In their hourlong meeting, Blinken told Wang that Beijing’s surveillance program had been “exposed to the world.”
“I condemned the incursion of the PRC surveillance balloon and stressed it must never happen again,” Blinken said in a tweet, referring to the People’s Republic of China.
State Department spokesman Ned Price said in a statement that Blinken “made clear the United States will not stand for any violation of our sovereignty, and that the PRC’s high-altitude surveillance balloon program — which has intruded into the airspace of over 40 countries across five continents — has been exposed to the world,” Price said.
Blinken canceled a trip to Beijing earlier this month because of the balloon incident, which has become a major issue of contention between the two countries. A meeting at the conference in Germany had been widely anticipated.
Blinken also told Wang that the U.S. does not seek conflict with China, repeating a standard talking point that the Biden administration has provided since it has come into office.
“The United States will compete and will unapologetically stand up for our values and interests, but that we do not want conflict with the PRC and are not looking for a new Cold War,” Price said. Blinken “underscored the importance of maintaining diplomatic dialogue and open lines of communication at all times.”
In addition to the balloon incident, Price said Blinken had reiterated a warning to China on providing assistance to Russia to help with its war against Ukraine, including assisting Moscow with evading sanctions the West has imposed on Russia.
“I warned China against providing materiel support to Russia,” Blinken said in his tweet. “I also emphasized the importance of keeping open lines of communication.”
Earlier Saturday, Wang had reiterated Beijing’s criticism of the United States for shooting down the balloon, arguing that the move did not show U.S. strength.
Beijing insists the white orb shot down off the Carolina coast on Feb. 4 was just an errant civilian airship used mainly for meteorological research that went off course due to winds and had only limited “self-steering” capabilities. But U.S. officials said that the balloon had equipment that was “clearly for intelligence surveillance,” including “multiple antennas” that were “likely capable of collecting and geo-locating communications,” according to a statement by a senior State Department official.

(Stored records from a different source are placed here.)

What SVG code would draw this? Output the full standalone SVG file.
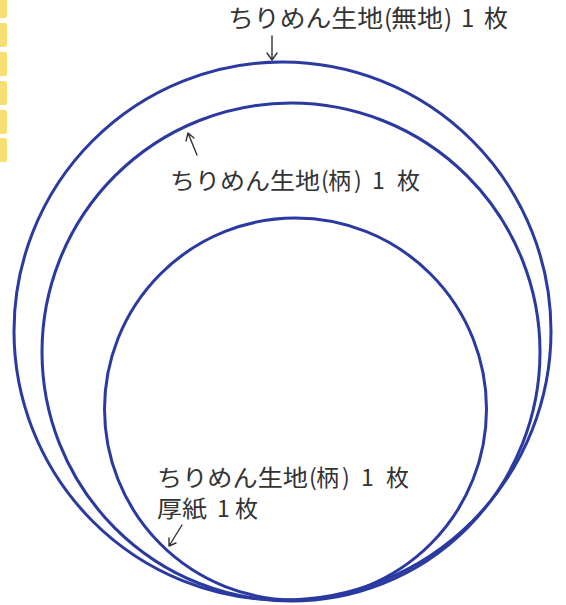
<svg xmlns="http://www.w3.org/2000/svg" width="566" height="605" viewBox="0 0 566 605">
<style>
.ring{fill:none;stroke:#2a3aa0;stroke-width:3}
.lbl{font-family:"Noto Sans CJK JP","Noto Sans",sans-serif;font-size:23px;fill:#333}
.big{font-size:24px}
.arr{fill:none;stroke:#333;stroke-width:1.4;stroke-linecap:round;stroke-linejoin:round}
.tab{fill:#f8df72}
</style>
<g id="tabs">
<rect class="tab" x="-4" y="-4" width="11" height="22" rx="2"/>
<rect class="tab" x="-4" y="23" width="11" height="24" rx="2"/>
<rect class="tab" x="-4" y="52" width="11" height="24" rx="2"/>
<rect class="tab" x="-4" y="81" width="11" height="24" rx="2"/>
<rect class="tab" x="-4" y="110" width="11" height="24" rx="2"/>
<rect class="tab" x="-4" y="138" width="11" height="24" rx="2"/>
</g>
<g id="outer"><ellipse class="ring" cx="282.5" cy="331" rx="268.5" ry="269"/></g>
<g id="middle"><circle class="ring" cx="291" cy="352" r="249"/></g>
<g id="inner"><circle class="ring" cx="295.5" cy="409" r="191"/></g>
<g id="connectors">
<path class="arr" d="M272 36 L272 60 M267 53 L272 60 L277 53"/>
<path class="arr" d="M197 155 L188 133 M186 141 L188 133 L194 138"/>
<path class="arr" d="M182 525 L169 546 M169 538 L169 546 L176 543"/>
</g>
<g id="label-outer"><text class="lbl big" y="27"><tspan x="228" textLength="155" lengthAdjust="spacingAndGlyphs">ちりめん生地</tspan><tspan x="384">(</tspan><tspan x="391" textLength="52" lengthAdjust="spacingAndGlyphs">無地</tspan><tspan x="444">)</tspan><tspan x="461">1</tspan><tspan x="484">枚</tspan></text></g>
<g id="label-middle"><text class="lbl" y="189"><tspan x="170" textLength="150" lengthAdjust="spacingAndGlyphs">ちりめん生地</tspan><tspan x="321">(</tspan><tspan x="328">柄</tspan><tspan x="354">)</tspan><tspan x="372">1</tspan><tspan x="397">枚</tspan></text></g>
<g id="label-inner">
<text class="lbl" y="486"><tspan x="157" textLength="151" lengthAdjust="spacingAndGlyphs">ちりめん生地</tspan><tspan x="309">(</tspan><tspan x="316">柄</tspan><tspan x="342">)</tspan><tspan x="361">1</tspan><tspan x="386">枚</tspan></text>
<text class="lbl" y="517"><tspan x="157" textLength="50" lengthAdjust="spacingAndGlyphs">厚紙</tspan><tspan x="217">1</tspan><tspan x="235">枚</tspan></text>
</g>
</svg>
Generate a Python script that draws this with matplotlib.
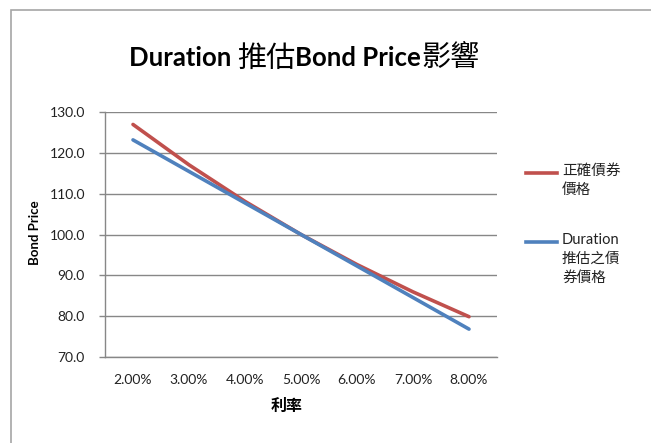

Wang, the director of the Office of the Central Commission for Foreign Affairs, repeated the claim in a speech at the conference and accused the U.S. of violating international legal norms in destroying the object with a missile fired from an U.S. fighter jet.
“The actions don’t show that the U.S. is big and strong, but describe the exact opposite,” Wang said.
Wang also accused the U.S. of denying China’s economic advances and seeking to impede its further development.
“What we hope for from the U.S. is a pragmatic and positive approach to China that allows us to work together,” Wang said.
His comments came shortly before an address to the conference by Vice President Kamala Harris, who didn’t mention the balloon controversy or respond to Wang’s comments. She stressed the importance of upholding the “international rules-based order.”
She said Washington is “troubled that Beijing has deepened its relationship with Moscow since the war began” in Ukraine and that “looking ahead, any steps by China to provide lethal support to Russia would only reward aggression, continue the killing and further undermine a rules-based order.”